Program Summary
Powering computer-based applications of any kind in the operational theater consistently creates demand for faster, more efficient high-performance computing in smaller form factors. The modern surge in artificial intelligence development and applications now dramatically accelerates the need for revolutionary breakthroughs in the size, weight, power, and cooling of high-speed computer processing.

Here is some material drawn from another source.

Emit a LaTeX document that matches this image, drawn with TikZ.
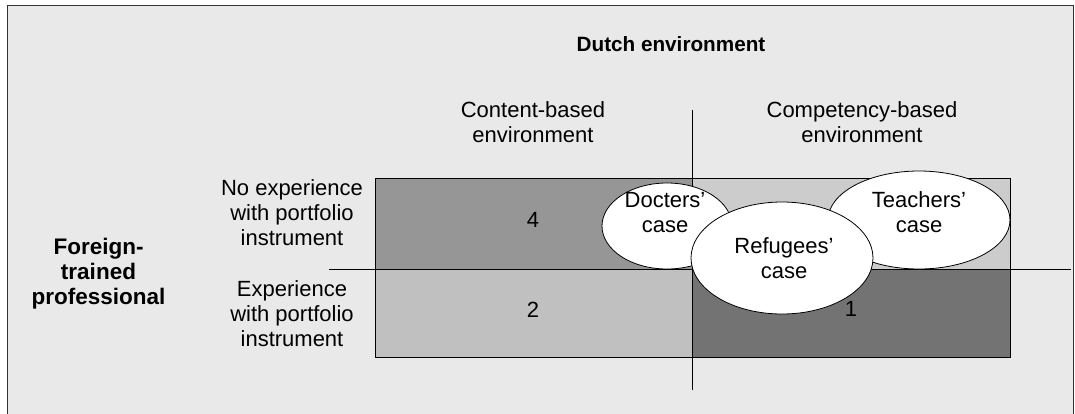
\documentclass[tikz,border=0pt]{standalone}
\usepackage{fontspec}
\setmainfont{Liberation Sans}
\usetikzlibrary{shapes.geometric}
\definecolor{panelbg}{HTML}{E9E9E9}
\definecolor{quadA}{HTML}{969696}
\definecolor{quadB}{HTML}{CCCCCC}
\definecolor{quadC}{HTML}{C0C0C0}
\definecolor{quadD}{HTML}{737373}
\begin{document}
\begin{tikzpicture}[x=1pt,y=-1pt,
  every node/.style={font=\fontsize{22}{25}\selectfont, inner sep=0pt},
  lbl/.style={align=center},
  hdr/.style={align=center, font=\fontsize{22.5}{25}\selectfont\bfseries},
  quad/.style={draw=black, line width=0.8pt},
  case/.style={ellipse, draw=black, fill=white, line width=0.8pt, inner sep=0pt},
  axis/.style={draw=black, line width=0.8pt}]
\useasboundingbox (0,0) rectangle (1075,413);
% panel
\draw[fill=panelbg, draw=black!80, line width=1.5pt] (7.5,5.5) rectangle (1073.5,440);

% headings
\node[hdr, anchor=base, font=\fontsize{20.7}{25}\selectfont\bfseries] (title) at (671,51) {Dutch environment};
\node[lbl] (content) at (533,121.7) {Content-based\\environment};
\node[lbl] (competency) at (862,121.7) {Competency-based\\environment};
\node[lbl] (noexp) at (292,212.3) {No experience\\with portfolio\\instrument};
\node[lbl] (exp) at (292,313.3) {Experience\\with portfolio\\instrument};
\node[hdr] (foreign) at (98.5,273.4) {Foreign-\\trained\\professional};

% quadrants
\draw[quad, fill=quadA] (375,178) rectangle (692,269);
\draw[quad, fill=quadB] (692,178) rectangle (1010,269);
\draw[quad, fill=quadC] (375,269) rectangle (692,357);
\draw[quad, fill=quadD] (692,269) rectangle (1010,357);
\node (q4) at (533,220) {4};
\node (q2) at (533,310) {2};
\node (q1) at (851,309) {1};

% axes
\draw[axis] (329,269) -- (1071,269);
\draw[axis] (692,110) -- (692,390);

% cases
\node[case, minimum width=130pt, minimum height=86pt] (docE) at (667,226) {};
\node[lbl] (docT) at (665,212.3) {Docters’\\case};
\node[case, minimum width=182pt, minimum height=98pt] (teaE) at (919,220) {};
\node[lbl] (teaT) at (919,212.3) {Teachers’\\case};
\node[case, minimum width=182pt, minimum height=112pt] (refE) at (782,258) {};
\node[lbl] (refT) at (784,258.3) {Refugees’\\case};
\end{tikzpicture}
\end{document}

OPTIMA’s goal centers on the development of fast, compact, power-efficient, and scalable compute-in-memory (CIM) accelerators based on very large-scale integration (VLSI) fabrication compatible approaches. Existing accelerators are limited in computational power efficiency and by long execution latency. While such limitations can be addressed through compute-in-memory microchip architectures, these partial solutions require memory devices that are too large in physical size and consume too much power to integrate into mobile platforms deployed in diverse environments.
Multiply Compute Elements (MCEs) can be used as memory devices that operate in concert with Multiply Accumulate Macros (MAMs) that carry out parallel calculations. CIM architectures with arrays of MAMs for highly parallel processing can greatly enhance performance for applications such as AI-based image recognition. Through OPTIMA, DARPA seeks to develop VSLI fabrication-compatible, transistor-based MCEs with the footprint of a single transistor. Moreover, OPTIMA will also explore novel MAM data processing circuit architecture to greatly enhance the processing energy and area efficiencies.
Doing so will require novel approaches to in-memory computing, including wholesale innovations in both memory and calculation devices and capacities. Examples may include transistors with built-in memory functions, 3D-integrated elements, and/or innovative signal processing.